> **Exercise aim**:
Look through the data below and output, unchanged, every line from the one holding "Emit a Python" through the one holding "ax2 = ax.twinx()", inclusive. Skip the pictures.

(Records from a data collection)

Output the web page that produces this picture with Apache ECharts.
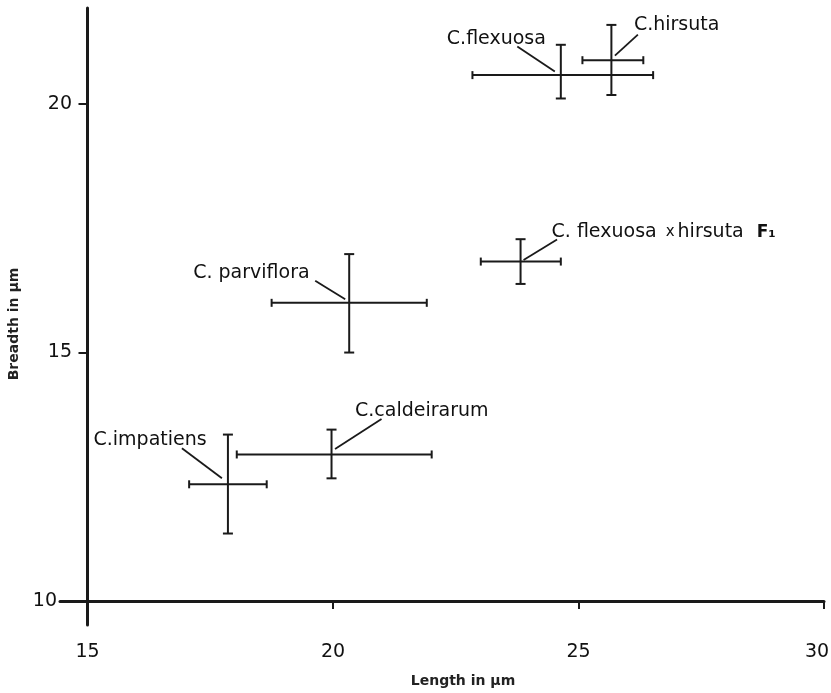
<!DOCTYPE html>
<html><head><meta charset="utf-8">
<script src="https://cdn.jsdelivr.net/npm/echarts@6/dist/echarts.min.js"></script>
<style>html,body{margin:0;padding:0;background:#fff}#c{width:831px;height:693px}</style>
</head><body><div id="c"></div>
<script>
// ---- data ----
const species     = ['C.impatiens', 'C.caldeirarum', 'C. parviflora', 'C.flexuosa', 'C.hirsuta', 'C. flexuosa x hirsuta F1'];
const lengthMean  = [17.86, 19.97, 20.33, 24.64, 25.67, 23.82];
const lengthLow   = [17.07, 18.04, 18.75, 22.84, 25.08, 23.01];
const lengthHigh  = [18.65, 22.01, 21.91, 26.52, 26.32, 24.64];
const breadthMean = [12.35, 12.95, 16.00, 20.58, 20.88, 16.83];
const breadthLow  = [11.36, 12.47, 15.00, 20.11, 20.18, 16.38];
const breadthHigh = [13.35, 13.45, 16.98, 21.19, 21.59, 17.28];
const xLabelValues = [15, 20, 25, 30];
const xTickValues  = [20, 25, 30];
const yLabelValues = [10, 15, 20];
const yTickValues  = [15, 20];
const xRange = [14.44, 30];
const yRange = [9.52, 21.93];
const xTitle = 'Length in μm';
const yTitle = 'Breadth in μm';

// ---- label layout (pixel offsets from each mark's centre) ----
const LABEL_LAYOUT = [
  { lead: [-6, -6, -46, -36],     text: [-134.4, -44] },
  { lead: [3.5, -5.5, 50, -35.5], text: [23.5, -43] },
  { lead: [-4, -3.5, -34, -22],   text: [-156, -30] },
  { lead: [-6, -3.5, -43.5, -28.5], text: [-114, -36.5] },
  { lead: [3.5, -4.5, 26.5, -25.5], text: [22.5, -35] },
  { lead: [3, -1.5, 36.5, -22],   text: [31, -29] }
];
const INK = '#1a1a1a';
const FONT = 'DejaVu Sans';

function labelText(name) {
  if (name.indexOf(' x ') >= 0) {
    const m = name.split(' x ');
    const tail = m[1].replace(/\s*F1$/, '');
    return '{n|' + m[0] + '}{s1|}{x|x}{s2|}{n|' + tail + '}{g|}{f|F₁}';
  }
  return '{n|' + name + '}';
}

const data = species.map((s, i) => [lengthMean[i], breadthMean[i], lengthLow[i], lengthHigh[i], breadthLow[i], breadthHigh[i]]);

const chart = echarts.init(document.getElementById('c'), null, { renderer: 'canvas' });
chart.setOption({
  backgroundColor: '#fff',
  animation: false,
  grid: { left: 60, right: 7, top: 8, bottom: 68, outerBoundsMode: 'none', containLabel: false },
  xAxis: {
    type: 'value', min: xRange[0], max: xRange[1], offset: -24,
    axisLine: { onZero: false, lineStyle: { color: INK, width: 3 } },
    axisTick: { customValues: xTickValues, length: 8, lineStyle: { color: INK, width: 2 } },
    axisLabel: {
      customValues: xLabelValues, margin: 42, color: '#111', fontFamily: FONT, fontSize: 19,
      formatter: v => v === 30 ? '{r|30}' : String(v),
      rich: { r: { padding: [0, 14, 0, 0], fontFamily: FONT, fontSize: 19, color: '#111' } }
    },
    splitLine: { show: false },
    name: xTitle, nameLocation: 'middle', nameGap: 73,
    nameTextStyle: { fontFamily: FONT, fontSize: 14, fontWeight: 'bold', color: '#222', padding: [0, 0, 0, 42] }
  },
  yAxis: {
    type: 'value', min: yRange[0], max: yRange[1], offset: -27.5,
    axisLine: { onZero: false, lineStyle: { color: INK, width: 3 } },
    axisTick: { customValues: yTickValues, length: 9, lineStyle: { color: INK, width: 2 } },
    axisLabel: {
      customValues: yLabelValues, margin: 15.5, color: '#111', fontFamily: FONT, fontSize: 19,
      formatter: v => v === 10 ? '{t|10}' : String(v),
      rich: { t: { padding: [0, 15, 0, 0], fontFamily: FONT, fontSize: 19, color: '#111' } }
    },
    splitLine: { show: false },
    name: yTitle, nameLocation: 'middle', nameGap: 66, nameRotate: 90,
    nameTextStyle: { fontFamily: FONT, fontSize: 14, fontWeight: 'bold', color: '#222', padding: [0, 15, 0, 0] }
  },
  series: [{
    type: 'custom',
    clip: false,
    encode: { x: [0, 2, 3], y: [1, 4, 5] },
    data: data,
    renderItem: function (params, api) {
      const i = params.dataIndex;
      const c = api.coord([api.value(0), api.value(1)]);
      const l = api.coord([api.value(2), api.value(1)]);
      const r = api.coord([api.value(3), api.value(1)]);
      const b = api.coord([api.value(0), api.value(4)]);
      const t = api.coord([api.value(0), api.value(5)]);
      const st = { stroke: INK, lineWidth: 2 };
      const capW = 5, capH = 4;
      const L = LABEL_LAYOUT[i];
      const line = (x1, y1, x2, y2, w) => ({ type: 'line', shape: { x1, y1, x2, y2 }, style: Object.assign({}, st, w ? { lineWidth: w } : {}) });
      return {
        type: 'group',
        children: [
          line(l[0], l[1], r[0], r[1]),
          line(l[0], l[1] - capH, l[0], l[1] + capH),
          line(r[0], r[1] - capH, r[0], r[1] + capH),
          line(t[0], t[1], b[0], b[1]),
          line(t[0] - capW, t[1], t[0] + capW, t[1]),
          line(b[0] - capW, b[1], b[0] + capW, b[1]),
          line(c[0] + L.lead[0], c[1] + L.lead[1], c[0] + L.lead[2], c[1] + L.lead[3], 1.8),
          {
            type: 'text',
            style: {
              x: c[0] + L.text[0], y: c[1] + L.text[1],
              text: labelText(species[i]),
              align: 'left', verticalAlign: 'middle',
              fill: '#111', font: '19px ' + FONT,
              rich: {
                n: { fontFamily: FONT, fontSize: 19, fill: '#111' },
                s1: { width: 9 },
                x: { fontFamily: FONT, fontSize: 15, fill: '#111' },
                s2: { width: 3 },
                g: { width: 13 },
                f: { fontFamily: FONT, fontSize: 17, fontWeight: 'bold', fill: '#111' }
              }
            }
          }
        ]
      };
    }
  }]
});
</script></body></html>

---

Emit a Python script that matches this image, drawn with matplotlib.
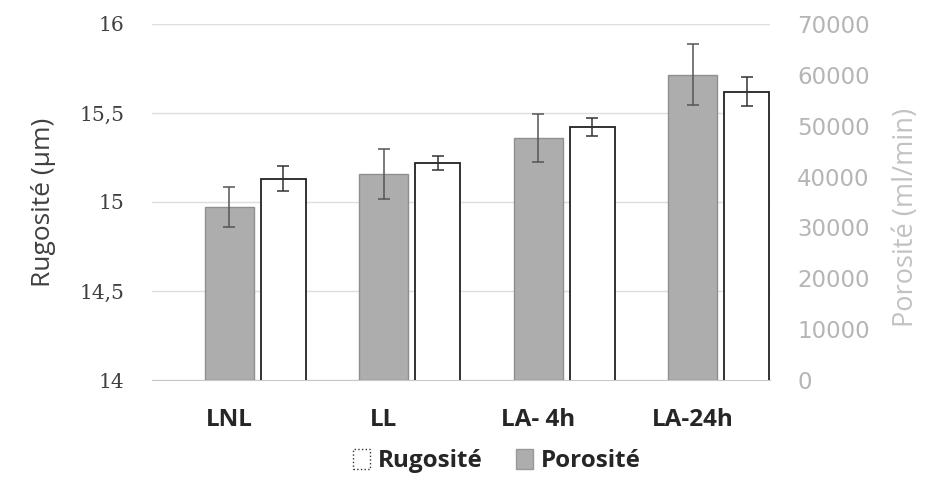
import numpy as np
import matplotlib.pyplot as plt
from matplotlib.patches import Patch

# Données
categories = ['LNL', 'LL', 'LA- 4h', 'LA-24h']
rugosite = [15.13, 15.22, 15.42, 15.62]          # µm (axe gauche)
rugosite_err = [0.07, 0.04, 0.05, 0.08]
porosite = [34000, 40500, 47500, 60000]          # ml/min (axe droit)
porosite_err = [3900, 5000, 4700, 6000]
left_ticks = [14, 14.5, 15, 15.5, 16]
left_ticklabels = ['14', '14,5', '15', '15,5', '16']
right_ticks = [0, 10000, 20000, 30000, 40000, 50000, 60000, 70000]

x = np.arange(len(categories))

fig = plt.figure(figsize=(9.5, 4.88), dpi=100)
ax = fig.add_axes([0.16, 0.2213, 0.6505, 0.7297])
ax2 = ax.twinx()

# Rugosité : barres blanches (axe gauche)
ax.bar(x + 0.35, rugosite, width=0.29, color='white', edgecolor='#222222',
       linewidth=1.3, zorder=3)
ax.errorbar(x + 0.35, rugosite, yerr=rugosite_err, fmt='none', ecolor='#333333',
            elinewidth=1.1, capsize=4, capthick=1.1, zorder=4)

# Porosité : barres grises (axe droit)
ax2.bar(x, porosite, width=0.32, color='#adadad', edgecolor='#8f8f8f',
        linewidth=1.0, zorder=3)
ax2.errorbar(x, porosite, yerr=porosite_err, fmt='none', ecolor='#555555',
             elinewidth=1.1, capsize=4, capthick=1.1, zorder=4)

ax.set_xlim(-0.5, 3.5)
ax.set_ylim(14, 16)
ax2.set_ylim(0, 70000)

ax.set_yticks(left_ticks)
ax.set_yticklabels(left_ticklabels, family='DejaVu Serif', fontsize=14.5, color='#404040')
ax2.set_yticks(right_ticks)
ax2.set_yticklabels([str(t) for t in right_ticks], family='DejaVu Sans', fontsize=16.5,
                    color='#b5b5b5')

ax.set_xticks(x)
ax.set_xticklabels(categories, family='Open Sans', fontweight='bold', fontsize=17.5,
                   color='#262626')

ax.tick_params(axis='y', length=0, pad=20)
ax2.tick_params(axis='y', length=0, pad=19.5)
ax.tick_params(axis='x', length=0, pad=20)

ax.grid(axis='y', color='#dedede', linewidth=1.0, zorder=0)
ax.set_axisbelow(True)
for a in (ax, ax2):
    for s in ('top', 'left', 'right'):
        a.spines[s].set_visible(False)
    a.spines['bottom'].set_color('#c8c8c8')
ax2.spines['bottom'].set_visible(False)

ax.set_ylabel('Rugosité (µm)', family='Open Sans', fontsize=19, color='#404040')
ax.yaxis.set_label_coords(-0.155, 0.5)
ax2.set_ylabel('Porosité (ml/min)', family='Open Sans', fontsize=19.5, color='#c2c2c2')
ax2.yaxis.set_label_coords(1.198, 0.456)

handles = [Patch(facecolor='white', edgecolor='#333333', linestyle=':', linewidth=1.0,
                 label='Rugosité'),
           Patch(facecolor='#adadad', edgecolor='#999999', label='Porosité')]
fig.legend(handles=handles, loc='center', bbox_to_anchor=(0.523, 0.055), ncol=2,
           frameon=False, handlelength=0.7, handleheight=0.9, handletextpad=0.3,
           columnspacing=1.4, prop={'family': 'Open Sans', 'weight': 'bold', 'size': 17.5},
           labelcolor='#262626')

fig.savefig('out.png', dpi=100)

> **Full output**:
Emit a Python script that matches this image, drawn with matplotlib.
import numpy as np
import matplotlib.pyplot as plt
from matplotlib.patches import Patch

# Données
categories = ['LNL', 'LL', 'LA- 4h', 'LA-24h']
rugosite = [15.13, 15.22, 15.42, 15.62]          # µm (axe gauche)
rugosite_err = [0.07, 0.04, 0.05, 0.08]
porosite = [34000, 40500, 47500, 60000]          # ml/min (axe droit)
porosite_err = [3900, 5000, 4700, 6000]
left_ticks = [14, 14.5, 15, 15.5, 16]
left_ticklabels = ['14', '14,5', '15', '15,5', '16']
right_ticks = [0, 10000, 20000, 30000, 40000, 50000, 60000, 70000]

x = np.arange(len(categories))

fig = plt.figure(figsize=(9.5, 4.88), dpi=100)
ax = fig.add_axes([0.16, 0.2213, 0.6505, 0.7297])
ax2 = ax.twinx()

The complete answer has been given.